Interesting ADS-B broadcasts... What are they?

I have my Pi running dump1090 with the --write-json flag, and then I have a Python script that opens the json file and copies it to a file if there is any aircraft. I have had it running for the past day and a half, and I am seeing some very interesting enteries. Such as:

{ "now" : 1745564263.9,
  "messages" : 139804,
  "aircraft" : [
    {"hex":"000000","squawk":"1400","altitude":123100,"mlat":[],"tisb":[],"messages":2,"seen":22.6,"rssi":-44.3}
  ]
}
{ "now" : 1745565735.7,
  "messages" : 140199,
  "aircraft" : [
    {"hex":"738a69","squawk":"4142","flight":"IRON    ","altitude":30075,"vert_rate":0,"category":"A3","mlat":[],"tisb":[],"messages":393,"seen":48.0,"rssi":-31.9}
  ]
}

Are these spoofed? Or an actual broadcast from 120,000 feet and a flight named ‘IRON’?
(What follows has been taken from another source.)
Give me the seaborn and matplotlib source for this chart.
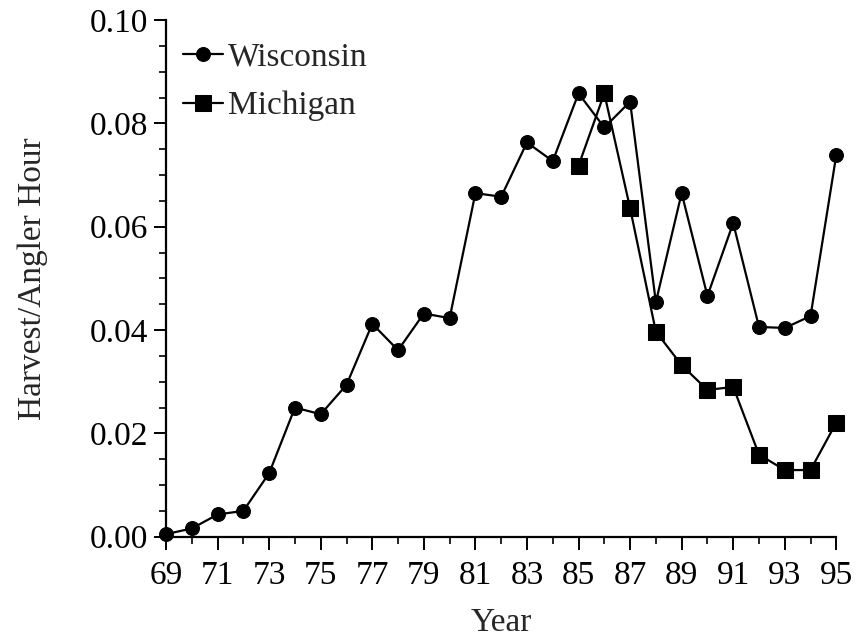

Military flights are usually running with some “creative” names. Nothing unusual. The hex code is linked to an Israeli Gulfstream with some “special features”. Typically a radar/surveillance aircraft:

The first one is either a blocked aircraft/baloon etc. or it is simply wrong data.

Are aircraft/balloons at 120,000 being detected on ADS-B a common occurence? And same for data being incorrect.

Yes, Balloons are sometimes detected. What suspicious is the missing HEX code

1 Like

So what do you think it may be?

Can be anything.

Weak signal, incorrect data, blocked aircraft…

What does blocked aircraft mean, that they intentionally obfuscate their signal?